Vaginal yeast infections, also called Candida vaginal infections or candidiasis, are common and easily treated in most women. They are usually caused by an overgrowth of a fungus (genus: Candida) that lives in the body. Candida is always present in the vagina, mouth and gastrointestinal tract in small amounts, and normally it is kept in check by the body's own resistance and competition with other beneficial organisms. However, when an imbalance occurs, Candida can multiply and symptoms of candidiasis appear. It is unclear whether yeast infections are sexually transmitted, according to the National Institute of Allergy and Infectious Diseases (NIADD).

During a lifetime, 75 percent of all women are likely to have at least one vaginal Candida infection, and up to 45 percent have two or more. Vaginal yeast infections are the second most common cause of cases of abnormal vaginal discharge in the United States (the first is bacterial vaginosis). Women tend to be more susceptible to vaginal yeast infections if their bodies are under stress due to poor diet, illness, lack of sleep and when they are taking antibiotics or corticosteroid medications. Occasionally, a yeast infection may be an early sign of diabetes.

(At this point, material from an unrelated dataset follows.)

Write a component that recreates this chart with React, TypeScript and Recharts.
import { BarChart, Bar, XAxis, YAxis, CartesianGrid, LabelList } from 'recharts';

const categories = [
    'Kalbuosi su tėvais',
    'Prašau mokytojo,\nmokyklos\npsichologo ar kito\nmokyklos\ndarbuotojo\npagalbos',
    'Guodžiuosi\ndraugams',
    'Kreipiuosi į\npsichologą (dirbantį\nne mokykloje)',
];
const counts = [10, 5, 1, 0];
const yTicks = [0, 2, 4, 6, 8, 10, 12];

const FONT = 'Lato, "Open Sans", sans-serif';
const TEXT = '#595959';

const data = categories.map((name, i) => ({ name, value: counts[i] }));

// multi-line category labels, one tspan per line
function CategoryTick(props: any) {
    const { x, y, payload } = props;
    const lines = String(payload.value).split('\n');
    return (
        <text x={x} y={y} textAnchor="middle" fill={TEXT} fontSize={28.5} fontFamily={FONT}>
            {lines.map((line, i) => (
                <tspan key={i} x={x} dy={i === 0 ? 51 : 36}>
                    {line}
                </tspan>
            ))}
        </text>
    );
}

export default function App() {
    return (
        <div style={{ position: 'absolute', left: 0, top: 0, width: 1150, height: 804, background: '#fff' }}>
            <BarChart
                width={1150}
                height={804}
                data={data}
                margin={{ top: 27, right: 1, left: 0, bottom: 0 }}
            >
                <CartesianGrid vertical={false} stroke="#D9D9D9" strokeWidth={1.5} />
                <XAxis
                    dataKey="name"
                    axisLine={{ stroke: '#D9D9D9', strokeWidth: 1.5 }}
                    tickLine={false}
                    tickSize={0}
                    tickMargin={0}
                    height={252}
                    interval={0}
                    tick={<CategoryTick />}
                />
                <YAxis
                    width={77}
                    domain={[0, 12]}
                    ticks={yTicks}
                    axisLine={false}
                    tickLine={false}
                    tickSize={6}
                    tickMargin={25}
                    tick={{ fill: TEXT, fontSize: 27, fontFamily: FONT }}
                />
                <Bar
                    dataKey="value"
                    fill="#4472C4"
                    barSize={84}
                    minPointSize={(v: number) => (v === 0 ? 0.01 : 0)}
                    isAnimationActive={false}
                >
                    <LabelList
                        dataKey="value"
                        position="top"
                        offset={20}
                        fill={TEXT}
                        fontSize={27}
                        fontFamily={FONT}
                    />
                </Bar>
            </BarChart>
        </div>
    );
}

Yeast infections may be more common around the time of a menstrual period. In a normal menstrual cycle, estrogen deposits glycogen (a form of sugar) in the cells that are found in the lining of the vagina. The release of progesterone causes the cells to shed into the vagina, so the sugar becomes available for yeast to feed on, multiply and grow. Estrogen and sugar production peak at the midpoint between periods, and then progesterone begins to build and sugar is released. Yeast infection symptoms can follow the hormonal pattern of this cycle. Usually, the most severe symptoms occur before the onset of a woman's period when more sugar is available. During and after the flow, symptoms are likely to subside. Additionally, changes in the vaginal pH can disrupt the immune system or destroy the so-called friendly bacteria that populate the vaginal canal and keep the yeast fungus in check.

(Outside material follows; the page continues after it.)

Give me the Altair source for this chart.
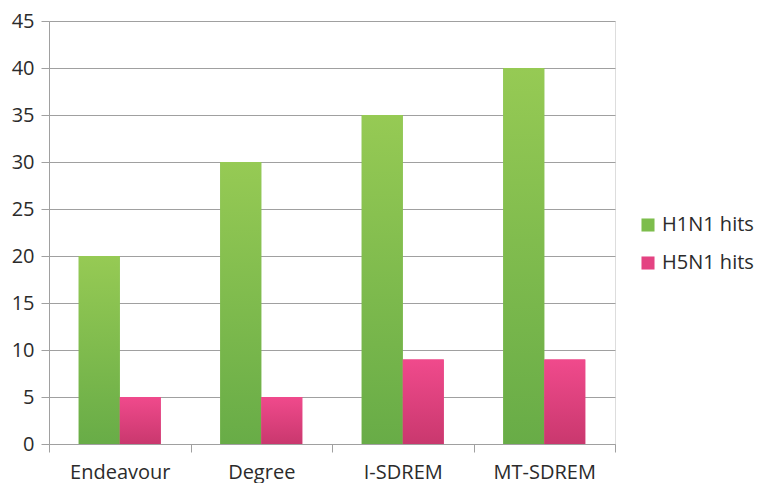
import altair as alt
import pandas as pd

categories = ["Endeavour", "Degree", "I-SDREM", "MT-SDREM"]
series = ["H1N1 hits", "H5N1 hits"]
h1n1 = [20, 30, 35, 40]
h5n1 = [5, 5, 9, 9]
y_ticks = [0, 5, 10, 15, 20, 25, 30, 35, 40, 45]

rows = []
for c, a, b in zip(categories, h1n1, h5n1):
    rows.append({"category": c, "series": series[0], "value": a})
    rows.append({"category": c, "series": series[1], "value": b})
df = pd.DataFrame(rows)

FONT = "Open Sans"
GRAY = "#a0a0a0"
TXT = "#2b2b2b"

green_grad = alt.LinearGradient(
    gradient="linear",
    stops=[alt.GradientStop(color="#96ca54", offset=0),
           alt.GradientStop(color="#68ac47", offset=1)],
    x1=0, x2=0, y1=0, y2=1)
pink_grad = alt.LinearGradient(
    gradient="linear",
    stops=[alt.GradientStop(color="#f04a8c", offset=0),
           alt.GradientStop(color="#c9386e", offset=1)],
    x1=0, x2=0, y1=0, y2=1)

x_enc = alt.X("category:N", sort=categories,
              scale=alt.Scale(paddingInner=0, paddingOuter=0),
              axis=alt.Axis(title=None, tickBand="extent", labelAngle=0,
                            labelFont=FONT, labelFontSize=20, labelColor=TXT,
                            labelPadding=10, tickSize=8, tickColor=GRAY,
                            domainColor=GRAY, grid=False))
xo_enc = alt.XOffset("series:N", sort=series,
                     scale=alt.Scale(domain=series, paddingOuter=0.725, paddingInner=0))
y_enc = alt.Y("value:Q",
              scale=alt.Scale(domain=[0, 45], nice=False),
              axis=alt.Axis(title=None, values=y_ticks, labelFont=FONT,
                            labelFontSize=20, labelColor=TXT, labelPadding=7,
                            tickSize=8, tickColor=GRAY, domainColor=GRAY,
                            gridColor=GRAY, grid=True))

base = alt.Chart(df)

legend_layer = base.mark_bar().encode(
    x=x_enc, xOffset=xo_enc, y=y_enc,
    color=alt.Color("series:N", sort=series,
                    scale=alt.Scale(domain=series, range=["#7dbd4c", "#e44382"]),
                    legend=alt.Legend(title=None, orient="none", legendX=589,
                                      legendY=194, labelFont=FONT,
                                      labelFontSize=20, labelColor=TXT,
                                      symbolType="square", symbolSize=170,
                                      symbolStrokeWidth=0, rowPadding=18,
                                      labelOffset=4, padding=0)),
)

green_layer = base.mark_bar(fill=green_grad).encode(
    x=x_enc, xOffset=xo_enc, y=y_enc
).transform_filter(alt.datum.series == series[0])

pink_layer = base.mark_bar(fill=pink_grad).encode(
    x=x_enc, xOffset=xo_enc, y=y_enc
).transform_filter(alt.datum.series == series[1])

chart = alt.layer(legend_layer, green_layer, pink_layer).properties(
    width=566, height=423,
    autosize=alt.AutoSizeParams(type="none"),
    padding={"left": 41, "top": 13, "right": 139, "bottom": 39},
).configure_view(stroke=None).configure(background="white")

chart.save("out.html", embed_options={"renderer": "svg", "actions": False})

Yeast infections are quite common during pregnancy, perhaps due to a chemical change in the vaginal environment — essentially there is more sugar in the vaginal secretions on which the yeast can feed. Similarly, people with diabetes also get yeast infections more frequently. In addition, wearing tight or synthetic clothing that traps heat and moisture and doesn’t permit sufficient air circulation to allow the area to dry may increase your risk. On rare occasions, men may also experience genital candidiasis, which can be difficult to distinguish from another type of fungal infection common in some men: dermatophyte infection (jock rot). This sort of infection may be passed between sexual partners even though it is not usually considered a sexually transmitted disease, or STD.

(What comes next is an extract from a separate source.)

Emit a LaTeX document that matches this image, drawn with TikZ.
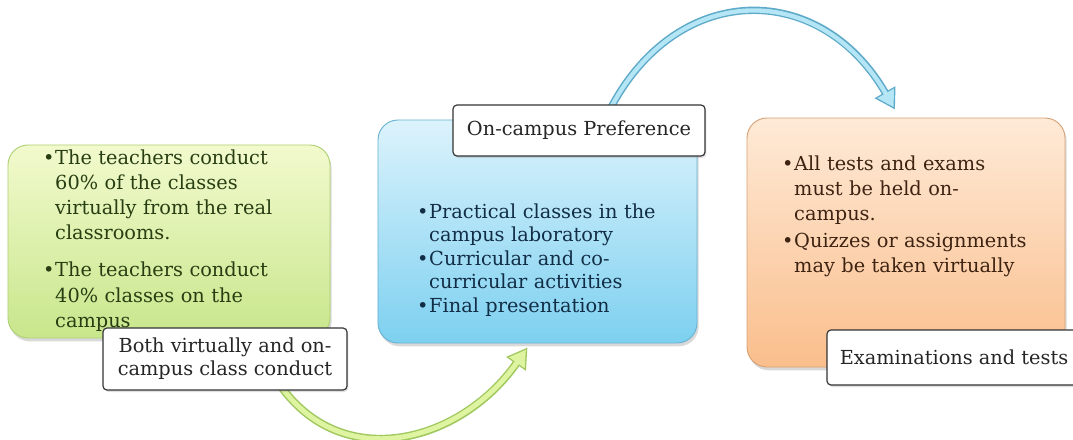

About five percent of women with vaginal yeast infections develop recurrent vulvovaginal candidiasis (RVVC), which is defined as four or more symptomatic vaginal yeast infections in a one-year period. Although RVVC is more common in women who have diabetes or weakened immune systems, most women with RVVC have no underlying medical illness that would predispose them to recurrent infections. Some women may have a lack of resistance to Candida that allows repeat yeast infections to occur.